▸ **PROMPT**
Omit all pictures and transcribe only the lines in the entries below that run from the line with "Recreate this image" through the line with "const H = 757;".

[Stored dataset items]

────────

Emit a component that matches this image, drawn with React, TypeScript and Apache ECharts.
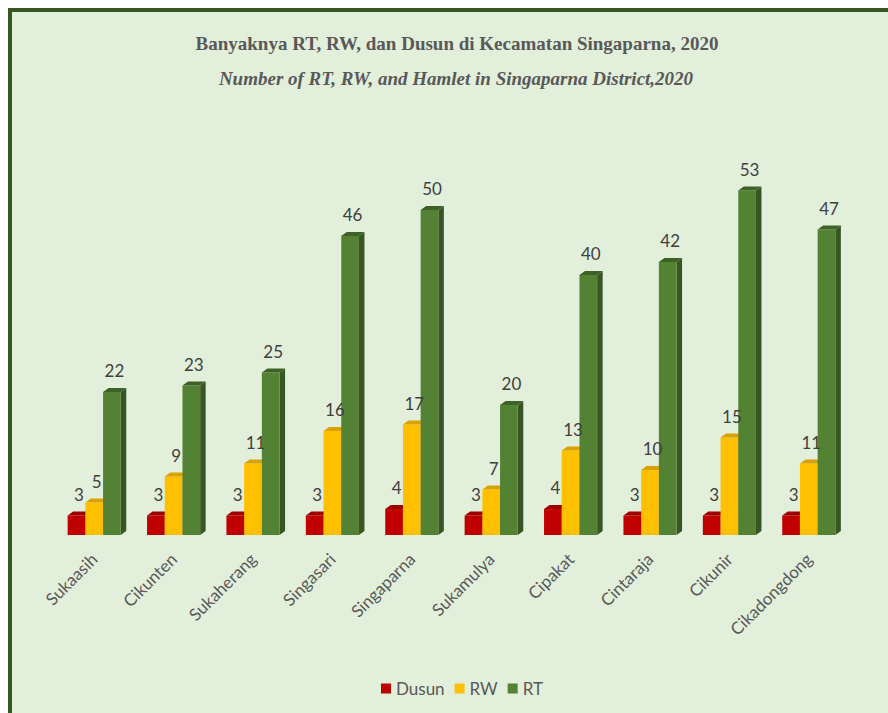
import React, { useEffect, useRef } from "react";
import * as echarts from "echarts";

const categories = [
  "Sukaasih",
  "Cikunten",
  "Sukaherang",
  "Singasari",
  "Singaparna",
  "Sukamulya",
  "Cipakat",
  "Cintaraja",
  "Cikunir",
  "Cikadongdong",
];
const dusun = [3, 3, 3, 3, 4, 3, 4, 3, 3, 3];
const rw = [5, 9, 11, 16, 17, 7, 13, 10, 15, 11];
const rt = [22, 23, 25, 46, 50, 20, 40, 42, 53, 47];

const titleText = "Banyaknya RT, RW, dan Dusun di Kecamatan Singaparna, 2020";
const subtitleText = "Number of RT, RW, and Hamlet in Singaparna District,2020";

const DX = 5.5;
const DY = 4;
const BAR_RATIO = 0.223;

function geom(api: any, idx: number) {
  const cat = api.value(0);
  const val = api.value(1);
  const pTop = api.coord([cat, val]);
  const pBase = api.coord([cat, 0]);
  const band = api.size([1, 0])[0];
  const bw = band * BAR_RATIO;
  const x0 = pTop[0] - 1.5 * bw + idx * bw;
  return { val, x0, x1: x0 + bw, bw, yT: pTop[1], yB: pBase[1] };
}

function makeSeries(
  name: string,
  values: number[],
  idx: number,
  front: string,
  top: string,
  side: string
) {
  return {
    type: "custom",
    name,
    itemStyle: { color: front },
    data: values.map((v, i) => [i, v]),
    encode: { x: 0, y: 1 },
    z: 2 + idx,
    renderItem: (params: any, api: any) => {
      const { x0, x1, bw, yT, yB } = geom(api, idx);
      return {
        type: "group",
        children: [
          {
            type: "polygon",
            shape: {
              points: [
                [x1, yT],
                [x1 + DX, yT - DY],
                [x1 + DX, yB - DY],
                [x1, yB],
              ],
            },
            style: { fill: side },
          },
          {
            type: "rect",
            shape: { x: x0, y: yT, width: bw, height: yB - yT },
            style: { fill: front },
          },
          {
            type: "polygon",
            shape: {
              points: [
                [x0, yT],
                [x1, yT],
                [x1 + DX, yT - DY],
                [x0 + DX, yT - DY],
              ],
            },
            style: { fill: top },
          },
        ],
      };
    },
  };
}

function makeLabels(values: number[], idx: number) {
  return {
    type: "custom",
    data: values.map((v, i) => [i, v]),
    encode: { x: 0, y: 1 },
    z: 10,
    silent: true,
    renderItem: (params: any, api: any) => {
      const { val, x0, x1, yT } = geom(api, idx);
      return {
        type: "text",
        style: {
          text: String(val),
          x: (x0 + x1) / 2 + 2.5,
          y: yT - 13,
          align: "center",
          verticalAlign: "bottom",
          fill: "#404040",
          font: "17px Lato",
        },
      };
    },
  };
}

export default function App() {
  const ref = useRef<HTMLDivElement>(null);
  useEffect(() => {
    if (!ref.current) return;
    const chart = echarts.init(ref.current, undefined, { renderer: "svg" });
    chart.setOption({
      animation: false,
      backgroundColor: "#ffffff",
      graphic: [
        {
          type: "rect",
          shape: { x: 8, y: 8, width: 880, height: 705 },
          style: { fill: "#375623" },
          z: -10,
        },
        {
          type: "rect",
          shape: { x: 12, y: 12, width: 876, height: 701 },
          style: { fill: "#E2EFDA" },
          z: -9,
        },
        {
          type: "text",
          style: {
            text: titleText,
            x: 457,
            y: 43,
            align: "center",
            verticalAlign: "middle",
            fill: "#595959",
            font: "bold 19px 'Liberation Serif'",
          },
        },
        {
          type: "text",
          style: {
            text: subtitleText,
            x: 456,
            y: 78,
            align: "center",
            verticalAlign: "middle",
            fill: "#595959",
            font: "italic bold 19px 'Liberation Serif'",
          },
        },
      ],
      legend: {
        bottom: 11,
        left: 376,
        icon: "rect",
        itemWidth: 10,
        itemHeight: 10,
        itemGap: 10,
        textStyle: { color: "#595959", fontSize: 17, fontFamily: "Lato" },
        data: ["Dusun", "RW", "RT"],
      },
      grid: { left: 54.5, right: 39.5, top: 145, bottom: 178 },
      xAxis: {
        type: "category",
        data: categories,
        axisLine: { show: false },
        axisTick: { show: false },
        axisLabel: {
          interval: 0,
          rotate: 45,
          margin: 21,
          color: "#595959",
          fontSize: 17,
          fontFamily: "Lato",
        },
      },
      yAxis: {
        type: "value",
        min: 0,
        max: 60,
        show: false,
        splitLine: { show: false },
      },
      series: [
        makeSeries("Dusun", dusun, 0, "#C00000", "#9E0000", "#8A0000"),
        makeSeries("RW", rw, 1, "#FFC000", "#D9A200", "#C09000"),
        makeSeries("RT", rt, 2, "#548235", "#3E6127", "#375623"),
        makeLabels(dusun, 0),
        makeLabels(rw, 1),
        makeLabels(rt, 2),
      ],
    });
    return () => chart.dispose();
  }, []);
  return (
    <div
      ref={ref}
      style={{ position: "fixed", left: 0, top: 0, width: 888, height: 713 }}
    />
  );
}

────────

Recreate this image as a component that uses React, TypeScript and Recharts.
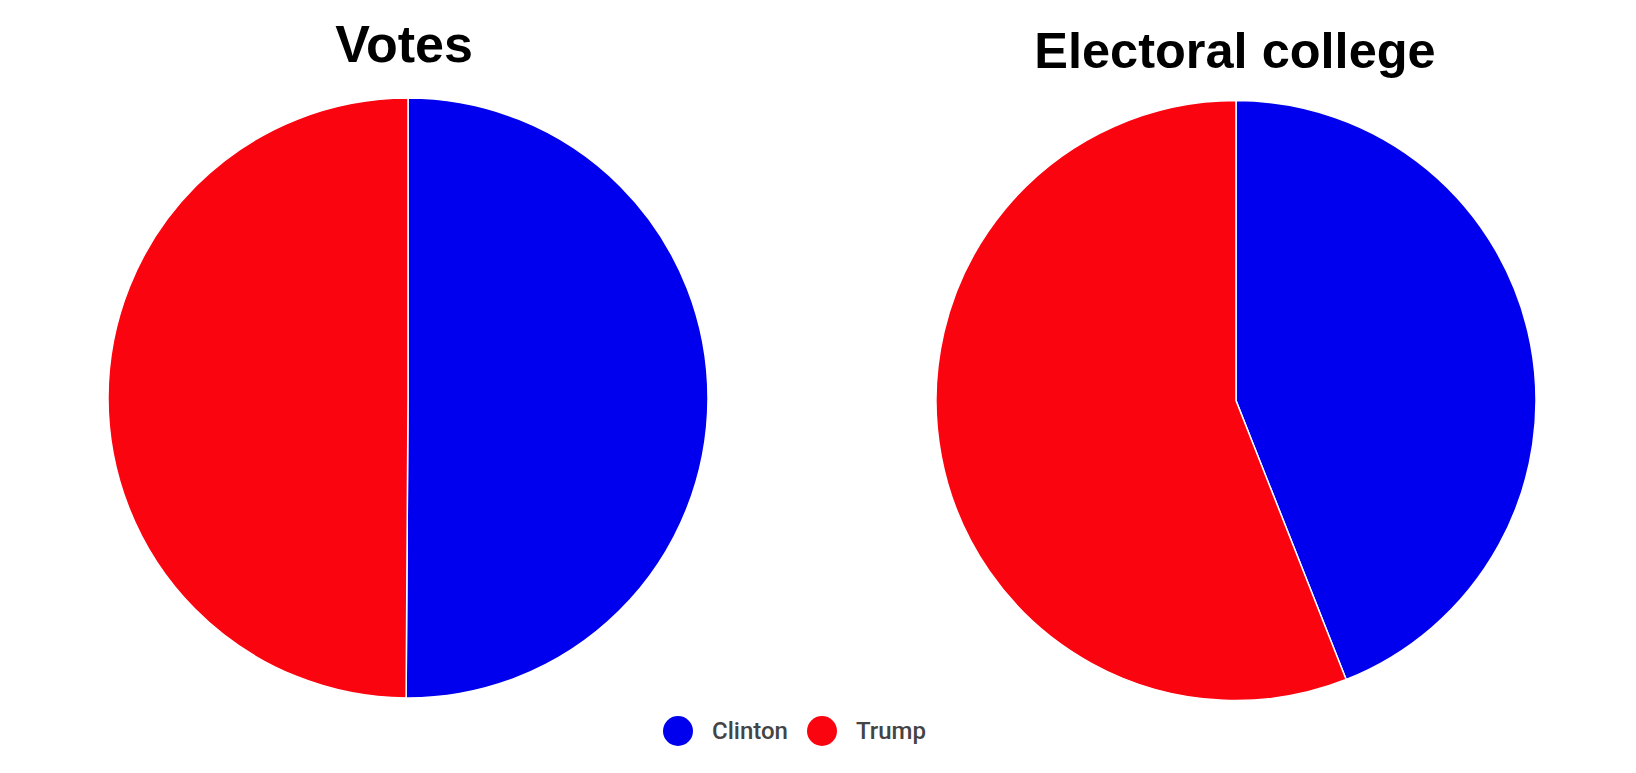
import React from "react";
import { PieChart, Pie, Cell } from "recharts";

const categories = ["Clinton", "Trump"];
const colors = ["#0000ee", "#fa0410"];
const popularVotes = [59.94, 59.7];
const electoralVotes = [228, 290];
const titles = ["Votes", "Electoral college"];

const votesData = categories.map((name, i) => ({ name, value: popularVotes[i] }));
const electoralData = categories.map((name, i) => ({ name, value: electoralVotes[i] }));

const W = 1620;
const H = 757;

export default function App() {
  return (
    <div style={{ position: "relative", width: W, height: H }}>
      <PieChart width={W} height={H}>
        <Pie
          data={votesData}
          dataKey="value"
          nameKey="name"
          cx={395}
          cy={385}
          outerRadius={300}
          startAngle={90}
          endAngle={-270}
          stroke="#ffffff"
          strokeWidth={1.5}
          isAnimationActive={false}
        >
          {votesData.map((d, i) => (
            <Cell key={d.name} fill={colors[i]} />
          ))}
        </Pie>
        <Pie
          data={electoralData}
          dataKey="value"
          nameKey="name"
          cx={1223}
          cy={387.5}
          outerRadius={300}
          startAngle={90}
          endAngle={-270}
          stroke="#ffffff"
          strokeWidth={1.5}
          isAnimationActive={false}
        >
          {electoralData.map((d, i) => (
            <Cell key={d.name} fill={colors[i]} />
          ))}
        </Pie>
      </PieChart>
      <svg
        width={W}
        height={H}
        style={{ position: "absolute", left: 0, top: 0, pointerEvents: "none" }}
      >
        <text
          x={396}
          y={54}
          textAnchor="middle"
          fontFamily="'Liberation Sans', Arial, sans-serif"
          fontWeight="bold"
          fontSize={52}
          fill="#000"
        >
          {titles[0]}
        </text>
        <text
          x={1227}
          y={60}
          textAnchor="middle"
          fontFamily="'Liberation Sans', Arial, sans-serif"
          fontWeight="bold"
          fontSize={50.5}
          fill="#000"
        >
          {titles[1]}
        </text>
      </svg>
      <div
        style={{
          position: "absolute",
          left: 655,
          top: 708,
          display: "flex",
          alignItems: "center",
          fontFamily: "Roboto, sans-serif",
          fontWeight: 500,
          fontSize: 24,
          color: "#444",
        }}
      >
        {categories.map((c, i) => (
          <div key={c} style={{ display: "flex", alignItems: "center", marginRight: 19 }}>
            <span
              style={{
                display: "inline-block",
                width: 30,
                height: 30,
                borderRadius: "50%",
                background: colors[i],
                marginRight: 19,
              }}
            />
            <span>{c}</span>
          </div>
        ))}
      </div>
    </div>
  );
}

────────

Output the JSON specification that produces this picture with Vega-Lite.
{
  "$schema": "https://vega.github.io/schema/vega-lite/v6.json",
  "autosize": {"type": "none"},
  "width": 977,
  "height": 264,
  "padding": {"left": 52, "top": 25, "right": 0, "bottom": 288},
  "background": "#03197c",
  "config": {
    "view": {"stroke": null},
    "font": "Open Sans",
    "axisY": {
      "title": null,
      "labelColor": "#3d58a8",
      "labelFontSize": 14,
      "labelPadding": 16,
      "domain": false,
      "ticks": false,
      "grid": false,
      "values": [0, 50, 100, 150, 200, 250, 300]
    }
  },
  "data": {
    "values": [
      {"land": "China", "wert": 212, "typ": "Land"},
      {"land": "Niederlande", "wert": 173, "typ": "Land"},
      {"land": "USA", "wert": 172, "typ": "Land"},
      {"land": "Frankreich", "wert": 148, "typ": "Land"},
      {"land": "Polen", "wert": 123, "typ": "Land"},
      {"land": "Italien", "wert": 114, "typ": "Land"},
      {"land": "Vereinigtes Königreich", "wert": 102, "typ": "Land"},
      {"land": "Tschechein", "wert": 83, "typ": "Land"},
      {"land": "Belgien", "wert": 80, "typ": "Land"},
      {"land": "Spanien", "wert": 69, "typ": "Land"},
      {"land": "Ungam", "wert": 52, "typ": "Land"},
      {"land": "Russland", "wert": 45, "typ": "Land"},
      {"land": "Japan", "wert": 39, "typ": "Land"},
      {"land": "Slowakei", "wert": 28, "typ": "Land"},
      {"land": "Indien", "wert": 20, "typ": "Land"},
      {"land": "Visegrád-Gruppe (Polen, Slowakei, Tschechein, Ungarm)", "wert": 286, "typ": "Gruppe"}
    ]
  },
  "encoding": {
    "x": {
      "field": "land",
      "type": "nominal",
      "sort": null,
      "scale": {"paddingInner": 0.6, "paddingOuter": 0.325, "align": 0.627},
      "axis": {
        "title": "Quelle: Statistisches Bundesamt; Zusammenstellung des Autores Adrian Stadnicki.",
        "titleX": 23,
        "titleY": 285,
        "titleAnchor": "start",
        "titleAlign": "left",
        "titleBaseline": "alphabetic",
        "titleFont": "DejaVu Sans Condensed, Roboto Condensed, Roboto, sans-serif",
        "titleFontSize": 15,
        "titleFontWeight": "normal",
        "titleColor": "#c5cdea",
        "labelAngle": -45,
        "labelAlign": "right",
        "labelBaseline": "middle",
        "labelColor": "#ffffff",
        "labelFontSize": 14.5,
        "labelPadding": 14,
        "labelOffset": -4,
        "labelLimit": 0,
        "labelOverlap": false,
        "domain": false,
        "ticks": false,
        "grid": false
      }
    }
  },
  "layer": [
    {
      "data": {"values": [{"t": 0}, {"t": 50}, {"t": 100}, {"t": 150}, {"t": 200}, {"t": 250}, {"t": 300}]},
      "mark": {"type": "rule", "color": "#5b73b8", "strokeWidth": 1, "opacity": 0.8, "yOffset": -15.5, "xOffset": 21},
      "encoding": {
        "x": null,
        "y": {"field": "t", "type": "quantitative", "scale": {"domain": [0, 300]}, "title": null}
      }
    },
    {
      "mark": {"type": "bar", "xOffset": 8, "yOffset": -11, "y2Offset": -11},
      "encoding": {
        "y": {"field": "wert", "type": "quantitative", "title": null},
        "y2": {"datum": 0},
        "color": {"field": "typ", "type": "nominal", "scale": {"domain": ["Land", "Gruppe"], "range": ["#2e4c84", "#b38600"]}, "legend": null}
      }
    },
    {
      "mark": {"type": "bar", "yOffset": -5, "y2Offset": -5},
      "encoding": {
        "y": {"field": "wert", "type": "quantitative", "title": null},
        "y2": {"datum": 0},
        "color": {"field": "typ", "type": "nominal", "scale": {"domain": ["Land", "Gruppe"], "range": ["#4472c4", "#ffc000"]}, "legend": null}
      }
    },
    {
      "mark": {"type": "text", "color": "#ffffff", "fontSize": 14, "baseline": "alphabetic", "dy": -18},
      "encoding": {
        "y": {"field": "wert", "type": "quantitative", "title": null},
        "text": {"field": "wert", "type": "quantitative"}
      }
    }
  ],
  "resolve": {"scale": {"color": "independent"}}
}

────────

▸ **SOLUTION FOR THIS TASK**
Recreate this image as a component that uses React, TypeScript and Recharts.
import React from "react";
import { PieChart, Pie, Cell } from "recharts";

const categories = ["Clinton", "Trump"];
const colors = ["#0000ee", "#fa0410"];
const popularVotes = [59.94, 59.7];
const electoralVotes = [228, 290];
const titles = ["Votes", "Electoral college"];

const votesData = categories.map((name, i) => ({ name, value: popularVotes[i] }));
const electoralData = categories.map((name, i) => ({ name, value: electoralVotes[i] }));

const W = 1620;
const H = 757;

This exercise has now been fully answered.